In the previous episodes we’ve shown you how we came to our decision to live in a yurt, the construction process and the industrial sewing machine I used, This episode is about mounting the yurt, not the most difficult technically but certainly hard on our patience. We have this saying in Dutch: the last piece of lead is the heaviest. It means the last part of anything you’re doing is the heaviest part. This was certainly the case for us!
Before we could assemble the yurt, we needed to build a platform. It protects the yurt from moisture, cold and mud and it took us three days to build. It had to be the same size as the yurt, and round. It’s not a very complicated structure but it does need to be level. We’re lucky to live in a region with a lot of forests, so we were able to get the wood cheap. My dad and brother came over to help us out for which we were very thankful, they work hard and don’t complain!

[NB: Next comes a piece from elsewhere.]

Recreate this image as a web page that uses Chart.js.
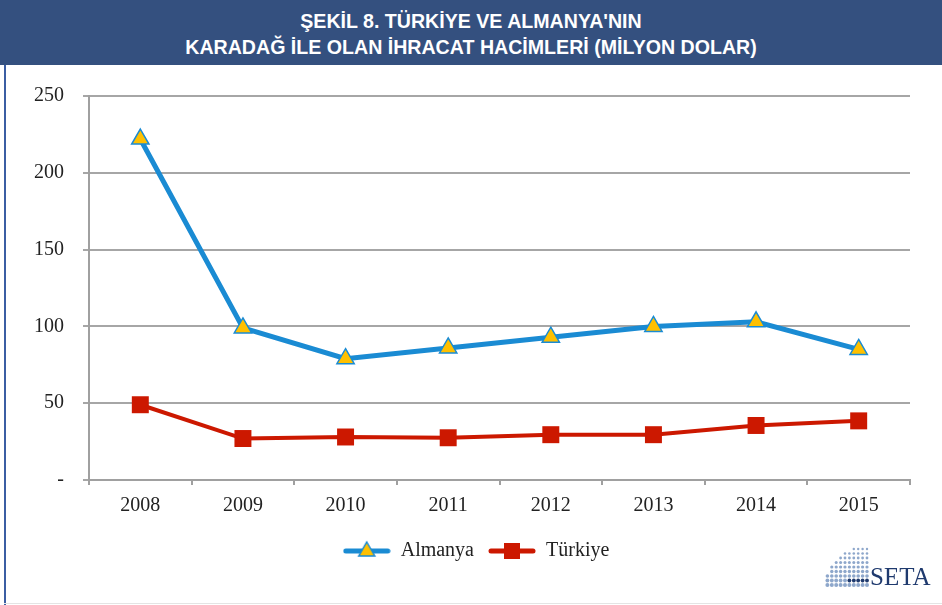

Mounting the yurt, as it’s called, was not a very smooth process. If you’re experienced you can mount your yurt in a day. We’re not, and we were dependant on good weather. A little piece of advice: build your yurt in the summer, not in December :). It took us about 2 weeks to build the platform and put up the yurt, of which the majority was waiting for the rain to stop. It felt really long, we were so anxious to have it finished and move in. In reality it wasn’t, there were some setbacks but nothing went horribly wrong. I think it was mostly my low energy level, I couldn’t adapt that well anymore.The past year of travelling and then the yurt building had slowly drained our energy, we didn’t have that much patience anymore.
Bit by bit we managed to get up the frame, get the interior canvas on, then finally the insulation and outer canvas. The next and final step was to install our stove, the heart of the yurt. The heat of the stove keeps the yurt dry and prevents moisture from creeping into the wool. If you’ve been in a yurt and it smelled like wet sheep, it hasn’t been heated properly. Above all, the stove transforms the yurt from a tent into a comfortable place to live. We bought a Jotul, a Norwegian brand that makes really good stoves. We tried to find a good one in France, but the Scandinavians are just better at building stoves!
We were absolutely amazed to see our yurt finally standing. We kept walking around in it, or just sitting on the bed looking at the insides. We had only a bed for the first few days but still tried to spend as much time there as possible. For some reason it was, and still is, hard for me to connect the time we spent building it to this finished house. I know every piece of wood and cloth has gone through our hands but somehow there is a disconnect. The end result is just so polished, a complete structure, a house. I almost can’t believe that we made this. I know this feeling in sewing too. It was a piece of fabric, and now it’s a coat! This transformation is mind boggling sometimes.